Object-Oriented programming consists of three stages:

  1. Creating the Program.
    • The programmer defines classes that describe objects that the program will use when it is running.
    • The programmer defines a class that contains the static main() method which is used to start the program running.

  2. Compiling the Program.
    • The program is compiled into bytecode.

  3. Running the Program.
    • The java interpreter looks for a static main() method and starts running it.
      • Since main() is static it can start running even though no objects have been created, yet.
    • As the program runs, objects are created and their methods are activated.
      • The program does its work by creating objects and activating their methods.
      • The exact order of object creation and method activation depends on to task to be performed and the input data.
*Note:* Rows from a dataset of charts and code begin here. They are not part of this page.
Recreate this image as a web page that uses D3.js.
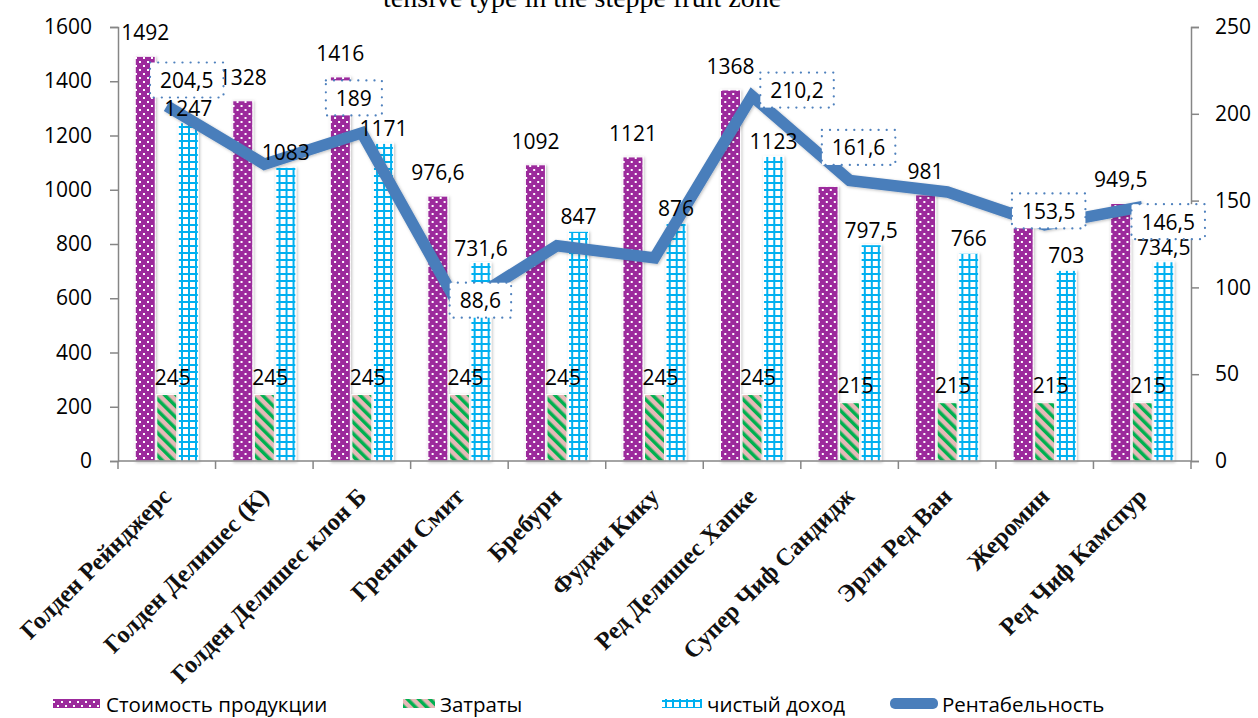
<!DOCTYPE html>
<html>
<head>
<meta charset="utf-8">
<script src="https://cdn.jsdelivr.net/npm/d3@7/dist/d3.min.js"></script>
<style>
  body { margin: 0; background: #fff; }
  svg { display: block; }
  .num { font-family: "Open Sans", sans-serif; font-size: 21px; fill: #000; }
  .cat { font-family: "Liberation Serif", "Times New Roman", serif; font-size: 24.5px; font-weight: bold; fill: #111; }
</style>
</head>
<body>
<svg id="chart" width="1258" height="718"></svg>
<script>
/* chart data */
var categories = ["Голден Рейнджерс", "Голден Делишес (К)", "Голден Делишес клон Б", "Грении Смит",
  "Бребурн", "Фуджи Кику", "Ред Делишес Хапке", "Супер Чиф Сандидж", "Эрли Ред Ван", "Жеромин", "Ред Чиф Камспур"];
var productValue = [1492, 1328, 1416, 976.6, 1092, 1121, 1368, 1012.5, 981, 918, 949.5];
var costs = [245, 245, 245, 245, 245, 245, 245, 215, 215, 215, 215];
var netIncome = [1247, 1083, 1171, 731.6, 847, 876, 1123, 797.5, 766, 703, 734.5];
var profitability = [204.5, 171, 189, 88.6, 124, 117, 210.2, 161.6, 155, 136, 146.5];
var profitabilityLabels = ["204,5", null, "189", "88,6", null, null, "210,2", "161,6", null, "153,5", "146,5"];
var productLabelShown = [1, 1, 1, 1, 1, 1, 1, 0, 1, 0, 1];
var leftTicks = [0, 200, 400, 600, 800, 1000, 1200, 1400, 1600];
var rightTicks = [0, 50, 100, 150, 200, 250];
var seriesNames = ["Стоимость продукции", "Затраты", "чистый доход", "Рентабельность"];

/* hand placed label boxes of the line (offset from point) */
var boxOffsets = [[20, -26], null, [-8, -35], [21, -7], null, null, [45, -6], [9, -33], null, [4, -14], [26, 15]];

var svg = d3.select("#chart");
var plotLeft = 118, plotRight = 1191, plotTop = 27, plotBottom = 461;

var x0 = d3.scaleBand().domain(categories).range([plotLeft, plotRight]).padding(0);
var x1 = d3.scaleBand().domain([0, 1, 2]).range([0, x0.bandwidth()]).paddingInner(0.07).paddingOuter(0.8);
var yL = d3.scaleLinear().domain([0, 1600]).range([plotBottom, plotTop]);
var yR = d3.scaleLinear().domain([0, 250]).range([plotBottom, plotTop]);

var fmt = function(v) { return String(v).replace(".", ","); };

/* patterns */
var defs = svg.append("defs");
var pDots = defs.append("pattern").attr("id", "dots").attr("patternUnits", "userSpaceOnUse")
  .attr("width", 8).attr("height", 8);
pDots.append("rect").attr("width", 8).attr("height", 8).attr("fill", "#9c2a9c");
pDots.append("rect").attr("x", 1).attr("y", 1).attr("width", 2).attr("height", 2).attr("fill", "#fff");
pDots.append("rect").attr("x", 5).attr("y", 5).attr("width", 2).attr("height", 2).attr("fill", "#fff");

var pStripe = defs.append("pattern").attr("id", "stripes").attr("patternUnits", "userSpaceOnUse")
  .attr("width", 8).attr("height", 8).attr("patternTransform", "rotate(-45)");
pStripe.append("rect").attr("width", 8).attr("height", 8).attr("fill", "#e6b9b8");
pStripe.append("rect").attr("width", 3.5).attr("height", 8).attr("fill", "#00b050");

var pGrid = defs.append("pattern").attr("id", "grid").attr("patternUnits", "userSpaceOnUse")
  .attr("width", 7).attr("height", 7);
pGrid.append("rect").attr("width", 7).attr("height", 7).attr("fill", "#fff");
pGrid.append("rect").attr("width", 2).attr("height", 7).attr("fill", "#00b0f0");
pGrid.append("rect").attr("width", 7).attr("height", 2).attr("fill", "#00b0f0");

var shadow = defs.append("filter").attr("id", "shadow").attr("x", "-30%").attr("y", "-10%")
  .attr("width", "160%").attr("height", "120%");
shadow.append("feDropShadow").attr("dx", 1).attr("dy", 1).attr("stdDeviation", 1.5)
  .attr("flood-color", "#000").attr("flood-opacity", 0.25);

/* title fragment cut off at top */
svg.append("text").attr("x", 383).attr("y", 7)
  .style("font-family", "Liberation Serif, serif").style("font-size", "28px")
  .text("tensive type in the steppe fruit zone");

/* bars */
var series = [productValue, costs, netIncome];
var fills = ["url(#dots)", "url(#stripes)", "url(#grid)"];
var groups = svg.append("g").selectAll("g").data(categories).join("g")
  .attr("transform", function(d) { return "translate(" + x0(d) + ",0)"; });

groups.selectAll("rect").data(function(d, i) {
    return series.map(function(s, k) { return { k: k, v: s[i] }; });
  }).join("rect")
  .attr("x", function(d) { return x1(d.k); })
  .attr("width", x1.bandwidth())
  .attr("y", function(d) { return yL(d.v); })
  .attr("height", function(d) { return yL(0) - yL(d.v); })
  .attr("fill", function(d) { return fills[d.k]; })
  .attr("stroke", "#fff").attr("stroke-width", 1)
  .attr("filter", "url(#shadow)");

/* axes */
var axisColor = "#868686";
var gl = svg.append("g").attr("transform", "translate(" + plotLeft + ",0)")
  .call(d3.axisLeft(yL).tickValues(leftTicks).tickFormat(d3.format("d")).tickSize(8).tickPadding(18));
var gr = svg.append("g").attr("transform", "translate(" + plotRight + ",0)")
  .call(d3.axisRight(yR).tickValues(rightTicks).tickFormat(d3.format("d")).tickSize(8).tickPadding(16));
[gl, gr].forEach(function(g) {
  g.select(".domain").attr("stroke", axisColor).attr("stroke-width", 1.5);
  g.selectAll(".tick line").attr("stroke", axisColor).attr("stroke-width", 1.5);
  g.selectAll(".tick text").attr("class", "num").attr("fill", "#000")
    .style("font-family", "Open Sans, sans-serif").style("font-size", "21px");
});

var gb = svg.append("g");
gb.append("line").attr("x1", plotLeft).attr("x2", plotRight).attr("y1", plotBottom).attr("y2", plotBottom)
  .attr("stroke", axisColor).attr("stroke-width", 1.5);
gb.selectAll(".bt").data(categories.concat(["_end"])).join("line")
  .attr("x1", function(d, i) { return plotLeft + i * x0.step(); })
  .attr("x2", function(d, i) { return plotLeft + i * x0.step(); })
  .attr("y1", plotBottom).attr("y2", plotBottom + 8)
  .attr("stroke", axisColor).attr("stroke-width", 1.5);

gb.selectAll(".cat").data(categories).join("text")
  .attr("class", "cat")
  .attr("text-anchor", "end")
  .attr("transform", function(d) {
    return "translate(" + (x0(d) + x0.bandwidth() / 2 + 6) + "," + 498 + ") rotate(-45)";
  })
  .text(function(d) { return d; });

/* line */
var line = d3.line()
  .x(function(d, i) { return x0(categories[i]) + x0.bandwidth() / 2; })
  .y(function(d) { return yR(d); });
svg.append("path").datum(profitability)
  .attr("d", line)
  .attr("fill", "none").attr("stroke", "#4a7ebb").attr("stroke-width", 11.5)
  .attr("stroke-linejoin", "miter").attr("filter", "url(#shadow)");

/* bar labels */
var lab = svg.append("g");
categories.forEach(function(c, i) {
  if (productLabelShown[i]) {
    lab.append("text").attr("class", "num").attr("text-anchor", "middle")
      .attr("x", x0(c) + x1(0) + x1.bandwidth() / 2).attr("y", yL(productValue[i]) - 16)
      .text(fmt(productValue[i]));
  }
  lab.append("text").attr("class", "num").attr("text-anchor", "middle")
    .attr("x", x0(c) + x1(1) + x1.bandwidth() / 2 + 6).attr("y", yL(costs[i]) - 10)
    .text(fmt(costs[i]));
  lab.append("text").attr("class", "num").attr("text-anchor", "middle")
    .attr("x", x0(c) + x1(2) + x1.bandwidth() / 2).attr("y", yL(netIncome[i]) - 7)
    .text(fmt(netIncome[i]));
});

/* line label boxes */
var boxes = svg.append("g");
profitabilityLabels.forEach(function(t, i) {
  if (!t) return;
  var px = x0(categories[i]) + x0.bandwidth() / 2 + boxOffsets[i][0];
  var py = yR(profitability[i]) + boxOffsets[i][1];
  var g = boxes.append("g").attr("transform", "translate(" + px + "," + py + ")");
  var r = g.append("rect");
  var tx = g.append("text").attr("class", "num").attr("text-anchor", "middle").attr("y", 8).text(t);
  var w = tx.node().getBBox().width + 20, h = 35;
  r.attr("x", -w / 2).attr("y", -h / 2).attr("width", w).attr("height", h)
    .attr("fill", "#fff").attr("stroke", "#4f81bd").attr("stroke-width", 2.2)
    .attr("stroke-dasharray", "0.1 8").attr("stroke-linecap", "round");
});

/* legend */
var leg = svg.append("g");
var legItems = [
  { x: 53, w: 47, fill: "url(#dots)", tx: 106 },
  { x: 403, w: 32, fill: "url(#stripes)", tx: 440 },
  { x: 662, w: 40, fill: "url(#grid)", tx: 707 },
  { x: 890, w: 48, fill: null, tx: 942 }
];
legItems.forEach(function(d, i) {
  if (d.fill) {
    leg.append("rect").attr("x", d.x).attr("y", 699).attr("width", d.w).attr("height", 9).attr("fill", d.fill);
  } else {
    leg.append("rect").attr("x", d.x).attr("y", 698).attr("width", d.w).attr("height", 11)
      .attr("rx", 5).attr("fill", "#4a7ebb");
  }
  leg.append("text").attr("class", "num").attr("x", d.tx).attr("y", 712).style("font-size", "20.5px").text(seriesNames[i]);
});
</script>
</body>
</html>
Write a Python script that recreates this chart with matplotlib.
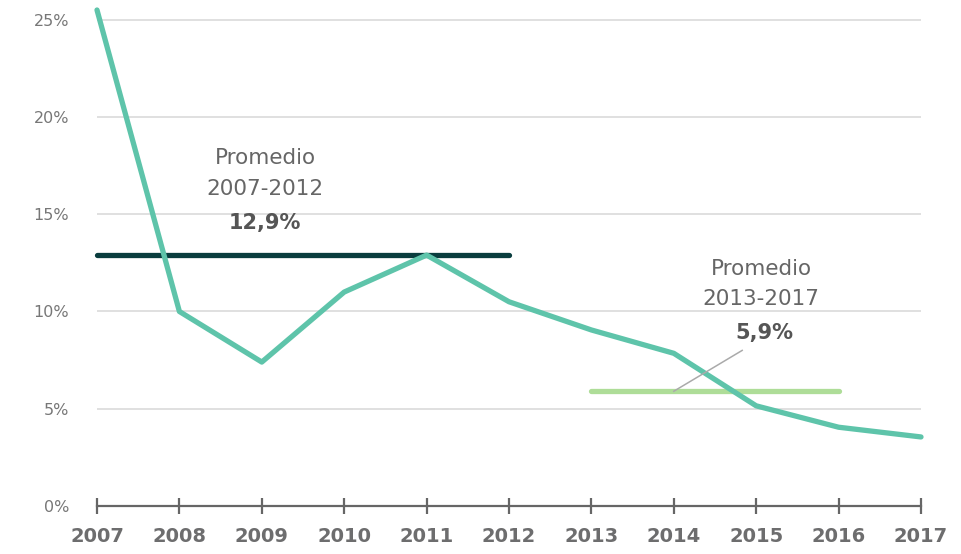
import numpy as np
import matplotlib.pyplot as plt

years = [2007, 2008, 2009, 2010, 2011, 2012, 2013, 2014, 2015, 2016, 2017]
values = [25.5, 10.0, 7.4, 11.0, 12.9, 10.5, 9.05, 7.85, 5.15, 4.05, 3.55]
avg1_years = [2007, 2012]
avg1 = 12.9
avg2_years = [2013, 2016]
avg2 = 5.9
yticks = [0, 5, 10, 15, 20, 25]

plt.rcParams['font.family'] = ['DejaVu Sans']

fig = plt.figure(figsize=(9.62, 5.54), dpi=100)
W, H = 962, 554
ax = fig.add_axes([97 / W, 1 - 506 / H, (921 - 97) / W, (506 - 10) / H])

ax.set_xlim(2007, 2017)
ax.set_ylim(0, 25.5)

for y in yticks[1:]:
    ax.axhline(y, color='#dddddd', lw=1.3, zorder=0)

ax.plot(avg1_years, [avg1, avg1], color='#0a3d3e', lw=3.8,
        solid_capstyle='round', clip_on=False, zorder=2)
ax.plot(avg2_years, [avg2, avg2], color='#aedd98', lw=3.8,
        solid_capstyle='round', clip_on=False, zorder=2)
ax.plot(years, values, color='#5ec4aa', lw=3.8, solid_capstyle='round',
        solid_joinstyle='round', clip_on=False, zorder=3)

# leader line for the second average
ax.plot([2014, 2014.83], [avg2, 8.0], color='#aaaaaa', lw=1.1, zorder=4)

txt = '#666666'
ax.text(2009.04, 17.9, 'Promedio', ha='center', va='center', fontsize=15.5,
        color=txt)
ax.text(2009.04, 16.3, '2007-2012', ha='center', va='center', fontsize=15.5,
        color=txt)
ax.text(2009.04, 14.55, '12,9%', ha='center', va='center', fontsize=15,
        color='#555555', fontweight='bold')
ax.text(2015.06, 12.2, 'Promedio', ha='center', va='center', fontsize=15.5,
        color=txt)
ax.text(2015.06, 10.65, '2013-2017', ha='center', va='center', fontsize=15.5,
        color=txt)
ax.text(2015.1, 8.9, '5,9%', ha='center', va='center', fontsize=15,
        color='#555555', fontweight='bold')

for s in ['top', 'right', 'left']:
    ax.spines[s].set_visible(False)
ax.spines['bottom'].set_color('#666666')
ax.spines['bottom'].set_linewidth(1.6)

ax.set_xticks(years)
ax.set_xticklabels([str(y) for y in years], fontsize=14, fontweight='bold',
                   color='#6d6d6e')
ax.tick_params(axis='x', direction='inout', length=12, width=1.6,
               color='#666666', pad=9)
ax.set_yticks(yticks)
ax.set_yticklabels([f'{y}%' for y in yticks], fontsize=11.5, color='#777777')
ax.tick_params(axis='y', length=0, pad=20)

fig.savefig('out.png', dpi=100)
The stage where the compiled program is running is called run time. Your program is like the script of a play. The work that you describe in your program (or play) is performed after you have finished the description and put it in the hands of the CPU (or actors). At run time (show time), Things Happen. Your beautiful program comes to life. Data is read in; calculations are performed; files are written.


Object Oriented Programming is like assembling a team of human workers to get a job done:

  1. First you plan on the workers and material you will need.
  2. Then you assembly your workers and material.
  3. Then the team works with the material until the job is done.

(Thought question:) You have decided to open a pizza delivery business consisting of yourself and several employees. What job descriptions will these employees have?